I JUST WANTED TO SAVE MY FAMILY

A French legal expert’s account of how efforts to rescue his Syrian refugee in-laws turned into a protracted legal and political nightmare.

Pélissier married his wife, Zena, in 2012, just as the conflict in her native Syria began to intensify. In 2013, while visiting her parents, the newlyweds discovered that war had forced them to move from the outskirts of Damascus to an area they believed was safer. Over the next two years, the family endured the kidnapping and imprisonment of Zena's father, the rejection of their application for asylum in France, and a grueling journey involving smugglers that took them to Greece and almost cost them their lives. Desperation forced the family to contemplate using human traffickers again to get them into Italy. Unwilling to allow his in-laws to experience further trauma, Pélissier went to Greece in 2015 to take them back to France with him, knowing that French law would allow him to do so without punishment. Greek officials arrested the author and forced him to return home while his in-laws were forced to again use smugglers to help them get to France. In the years that followed, Pélissier and his wife battled to keep her family in their town only to be told everyone—including Zena’s now-ill father—would be deported.

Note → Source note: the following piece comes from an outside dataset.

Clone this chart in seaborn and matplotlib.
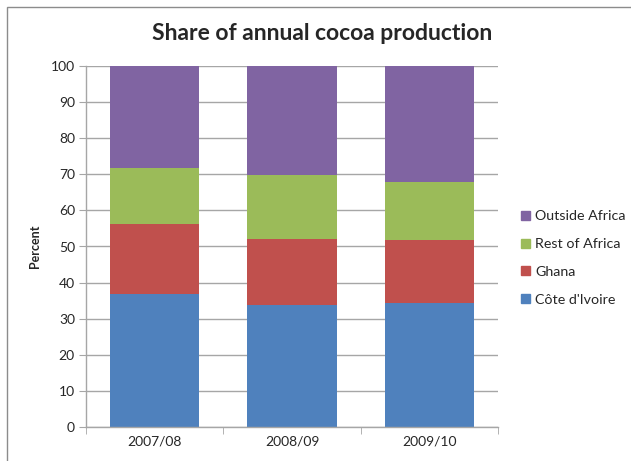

In 2016, another town offered the family refugee status, but a year later, Pélissier became embroiled in a long, costly legal battle with the Greek government, which accused him of being a "human trafficker.” Both sobering and informative, this story of human suffering—which is told in both Pélissier’s voice and the voices of some of his relatives—calls necessary attention to the brokenness of democratic legal systems and their terrifying inability to effectively handle ongoing humanitarian emergencies like the Syrian refugee crisis.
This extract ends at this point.